(Entries with chart source code)
━━━

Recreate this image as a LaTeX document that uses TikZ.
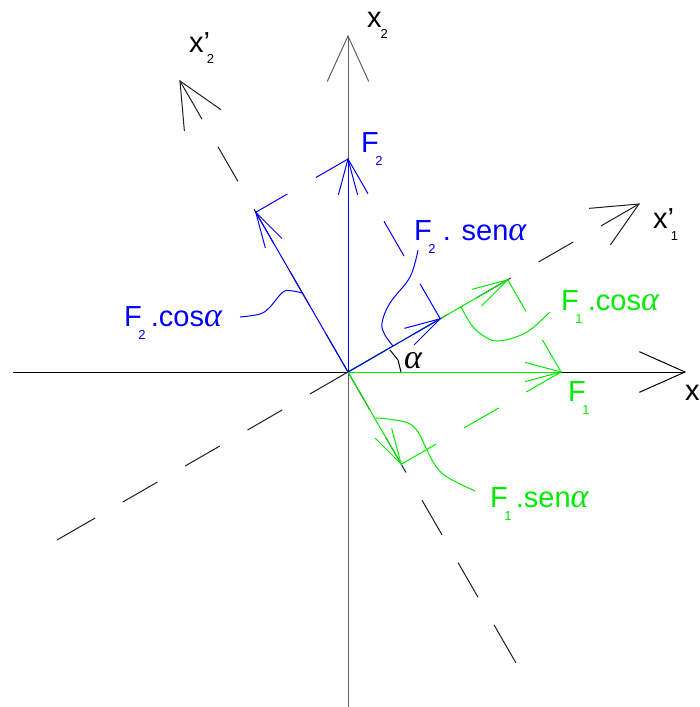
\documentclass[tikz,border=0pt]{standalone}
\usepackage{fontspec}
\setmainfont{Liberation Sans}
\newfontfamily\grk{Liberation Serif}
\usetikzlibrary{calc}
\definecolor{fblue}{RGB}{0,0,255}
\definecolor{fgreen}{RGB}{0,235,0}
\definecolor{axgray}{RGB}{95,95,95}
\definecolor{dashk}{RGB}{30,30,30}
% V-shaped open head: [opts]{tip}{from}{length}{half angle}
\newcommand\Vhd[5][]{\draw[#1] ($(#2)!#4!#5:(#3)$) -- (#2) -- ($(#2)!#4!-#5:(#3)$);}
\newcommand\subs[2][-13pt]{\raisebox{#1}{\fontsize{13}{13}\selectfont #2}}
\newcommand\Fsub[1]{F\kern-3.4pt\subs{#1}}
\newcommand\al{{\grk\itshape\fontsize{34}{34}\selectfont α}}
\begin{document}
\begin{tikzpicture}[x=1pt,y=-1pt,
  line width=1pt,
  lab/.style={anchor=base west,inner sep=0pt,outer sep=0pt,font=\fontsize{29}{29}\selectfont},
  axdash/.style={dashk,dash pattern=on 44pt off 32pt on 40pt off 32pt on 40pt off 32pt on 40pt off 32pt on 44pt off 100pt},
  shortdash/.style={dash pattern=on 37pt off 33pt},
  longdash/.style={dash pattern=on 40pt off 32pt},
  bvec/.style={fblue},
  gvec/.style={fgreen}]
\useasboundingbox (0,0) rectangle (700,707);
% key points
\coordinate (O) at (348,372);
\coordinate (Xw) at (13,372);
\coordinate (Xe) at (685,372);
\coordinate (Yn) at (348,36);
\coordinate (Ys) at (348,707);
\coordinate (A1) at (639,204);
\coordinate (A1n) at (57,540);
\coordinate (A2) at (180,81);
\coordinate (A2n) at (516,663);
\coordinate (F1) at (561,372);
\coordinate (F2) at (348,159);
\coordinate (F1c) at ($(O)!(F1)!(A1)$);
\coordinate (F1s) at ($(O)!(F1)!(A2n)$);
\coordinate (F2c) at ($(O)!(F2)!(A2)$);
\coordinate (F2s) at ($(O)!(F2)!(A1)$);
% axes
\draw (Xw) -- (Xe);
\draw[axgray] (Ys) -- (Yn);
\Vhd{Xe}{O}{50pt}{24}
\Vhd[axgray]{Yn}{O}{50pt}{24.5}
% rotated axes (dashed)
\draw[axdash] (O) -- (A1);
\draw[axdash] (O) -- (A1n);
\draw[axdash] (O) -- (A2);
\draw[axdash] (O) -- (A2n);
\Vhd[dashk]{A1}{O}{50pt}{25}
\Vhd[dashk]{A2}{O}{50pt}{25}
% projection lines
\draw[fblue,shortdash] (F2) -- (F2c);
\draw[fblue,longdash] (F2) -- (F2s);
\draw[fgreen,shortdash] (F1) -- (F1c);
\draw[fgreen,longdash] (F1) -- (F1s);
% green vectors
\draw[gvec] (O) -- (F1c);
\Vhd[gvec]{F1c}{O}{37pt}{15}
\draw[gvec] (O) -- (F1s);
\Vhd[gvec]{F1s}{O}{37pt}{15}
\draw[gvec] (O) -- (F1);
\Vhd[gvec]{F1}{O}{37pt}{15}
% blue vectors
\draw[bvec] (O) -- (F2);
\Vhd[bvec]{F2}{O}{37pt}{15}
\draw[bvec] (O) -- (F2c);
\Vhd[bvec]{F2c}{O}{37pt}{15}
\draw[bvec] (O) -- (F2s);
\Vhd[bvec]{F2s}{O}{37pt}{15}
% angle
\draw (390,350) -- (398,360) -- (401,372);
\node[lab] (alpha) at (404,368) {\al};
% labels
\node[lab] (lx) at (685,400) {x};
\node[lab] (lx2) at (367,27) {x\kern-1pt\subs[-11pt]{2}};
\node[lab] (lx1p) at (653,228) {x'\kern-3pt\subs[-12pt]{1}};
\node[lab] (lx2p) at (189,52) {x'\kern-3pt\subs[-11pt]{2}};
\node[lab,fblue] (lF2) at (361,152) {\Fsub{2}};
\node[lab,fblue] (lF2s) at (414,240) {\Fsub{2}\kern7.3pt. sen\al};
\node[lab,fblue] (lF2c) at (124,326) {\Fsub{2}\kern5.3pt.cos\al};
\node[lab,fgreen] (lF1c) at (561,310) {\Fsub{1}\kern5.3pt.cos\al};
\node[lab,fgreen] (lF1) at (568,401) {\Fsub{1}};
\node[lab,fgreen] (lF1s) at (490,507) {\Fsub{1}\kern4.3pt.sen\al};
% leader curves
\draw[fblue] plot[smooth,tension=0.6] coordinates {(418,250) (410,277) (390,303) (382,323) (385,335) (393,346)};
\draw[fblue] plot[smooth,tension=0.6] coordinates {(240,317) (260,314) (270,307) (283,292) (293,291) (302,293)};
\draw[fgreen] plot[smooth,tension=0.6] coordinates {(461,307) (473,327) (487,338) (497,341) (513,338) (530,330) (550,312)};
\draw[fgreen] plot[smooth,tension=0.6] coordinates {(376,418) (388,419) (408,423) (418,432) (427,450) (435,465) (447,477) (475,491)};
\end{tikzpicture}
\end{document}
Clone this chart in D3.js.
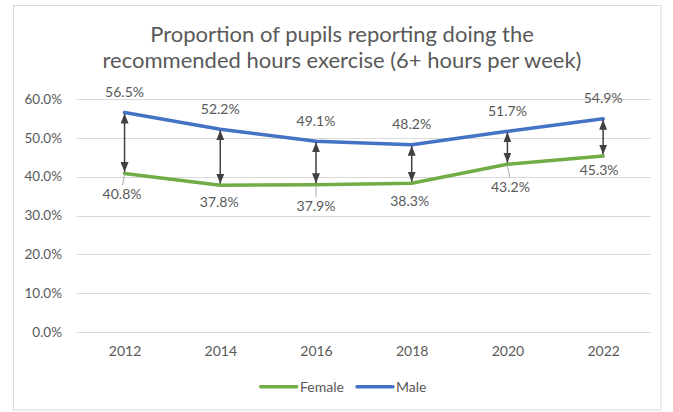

━━━

** YOUR TASK **
Copy the records above exactly, omitting every picture.

** OUTPUT **
Recreate this image as a LaTeX document that uses TikZ.
\documentclass[tikz,border=0pt]{standalone}
\usepackage{fontspec}
\setmainfont{Liberation Sans}
\newfontfamily\grk{Liberation Serif}
\usetikzlibrary{calc}
\definecolor{fblue}{RGB}{0,0,255}
\definecolor{fgreen}{RGB}{0,235,0}
\definecolor{axgray}{RGB}{95,95,95}
\definecolor{dashk}{RGB}{30,30,30}
% V-shaped open head: [opts]{tip}{from}{length}{half angle}
\newcommand\Vhd[5][]{\draw[#1] ($(#2)!#4!#5:(#3)$) -- (#2) -- ($(#2)!#4!-#5:(#3)$);}
\newcommand\subs[2][-13pt]{\raisebox{#1}{\fontsize{13}{13}\selectfont #2}}
\newcommand\Fsub[1]{F\kern-3.4pt\subs{#1}}
\newcommand\al{{\grk\itshape\fontsize{34}{34}\selectfont α}}
\begin{document}
\begin{tikzpicture}[x=1pt,y=-1pt,
  line width=1pt,
  lab/.style={anchor=base west,inner sep=0pt,outer sep=0pt,font=\fontsize{29}{29}\selectfont},
  axdash/.style={dashk,dash pattern=on 44pt off 32pt on 40pt off 32pt on 40pt off 32pt on 40pt off 32pt on 44pt off 100pt},
  shortdash/.style={dash pattern=on 37pt off 33pt},
  longdash/.style={dash pattern=on 40pt off 32pt},
  bvec/.style={fblue},
  gvec/.style={fgreen}]
\useasboundingbox (0,0) rectangle (700,707);
% key points
\coordinate (O) at (348,372);
\coordinate (Xw) at (13,372);
\coordinate (Xe) at (685,372);
\coordinate (Yn) at (348,36);
\coordinate (Ys) at (348,707);
\coordinate (A1) at (639,204);
\coordinate (A1n) at (57,540);
\coordinate (A2) at (180,81);
\coordinate (A2n) at (516,663);
\coordinate (F1) at (561,372);
\coordinate (F2) at (348,159);
\coordinate (F1c) at ($(O)!(F1)!(A1)$);
\coordinate (F1s) at ($(O)!(F1)!(A2n)$);
\coordinate (F2c) at ($(O)!(F2)!(A2)$);
\coordinate (F2s) at ($(O)!(F2)!(A1)$);
% axes
\draw (Xw) -- (Xe);
\draw[axgray] (Ys) -- (Yn);
\Vhd{Xe}{O}{50pt}{24}
\Vhd[axgray]{Yn}{O}{50pt}{24.5}
% rotated axes (dashed)
\draw[axdash] (O) -- (A1);
\draw[axdash] (O) -- (A1n);
\draw[axdash] (O) -- (A2);
\draw[axdash] (O) -- (A2n);
\Vhd[dashk]{A1}{O}{50pt}{25}
\Vhd[dashk]{A2}{O}{50pt}{25}
% projection lines
\draw[fblue,shortdash] (F2) -- (F2c);
\draw[fblue,longdash] (F2) -- (F2s);
\draw[fgreen,shortdash] (F1) -- (F1c);
\draw[fgreen,longdash] (F1) -- (F1s);
% green vectors
\draw[gvec] (O) -- (F1c);
\Vhd[gvec]{F1c}{O}{37pt}{15}
\draw[gvec] (O) -- (F1s);
\Vhd[gvec]{F1s}{O}{37pt}{15}
\draw[gvec] (O) -- (F1);
\Vhd[gvec]{F1}{O}{37pt}{15}
% blue vectors
\draw[bvec] (O) -- (F2);
\Vhd[bvec]{F2}{O}{37pt}{15}
\draw[bvec] (O) -- (F2c);
\Vhd[bvec]{F2c}{O}{37pt}{15}
\draw[bvec] (O) -- (F2s);
\Vhd[bvec]{F2s}{O}{37pt}{15}
% angle
\draw (390,350) -- (398,360) -- (401,372);
\node[lab] (alpha) at (404,368) {\al};
% labels
\node[lab] (lx) at (685,400) {x};
\node[lab] (lx2) at (367,27) {x\kern-1pt\subs[-11pt]{2}};
\node[lab] (lx1p) at (653,228) {x'\kern-3pt\subs[-12pt]{1}};
\node[lab] (lx2p) at (189,52) {x'\kern-3pt\subs[-11pt]{2}};
\node[lab,fblue] (lF2) at (361,152) {\Fsub{2}};
\node[lab,fblue] (lF2s) at (414,240) {\Fsub{2}\kern7.3pt. sen\al};
\node[lab,fblue] (lF2c) at (124,326) {\Fsub{2}\kern5.3pt.cos\al};
\node[lab,fgreen] (lF1c) at (561,310) {\Fsub{1}\kern5.3pt.cos\al};
\node[lab,fgreen] (lF1) at (568,401) {\Fsub{1}};
\node[lab,fgreen] (lF1s) at (490,507) {\Fsub{1}\kern4.3pt.sen\al};
% leader curves
\draw[fblue] plot[smooth,tension=0.6] coordinates {(418,250) (410,277) (390,303) (382,323) (385,335) (393,346)};
\draw[fblue] plot[smooth,tension=0.6] coordinates {(240,317) (260,314) (270,307) (283,292) (293,291) (302,293)};
\draw[fgreen] plot[smooth,tension=0.6] coordinates {(461,307) (473,327) (487,338) (497,341) (513,338) (530,330) (550,312)};
\draw[fgreen] plot[smooth,tension=0.6] coordinates {(376,418) (388,419) (408,423) (418,432) (427,450) (435,465) (447,477) (475,491)};
\end{tikzpicture}
\end{document}
Clone this chart in D3.js.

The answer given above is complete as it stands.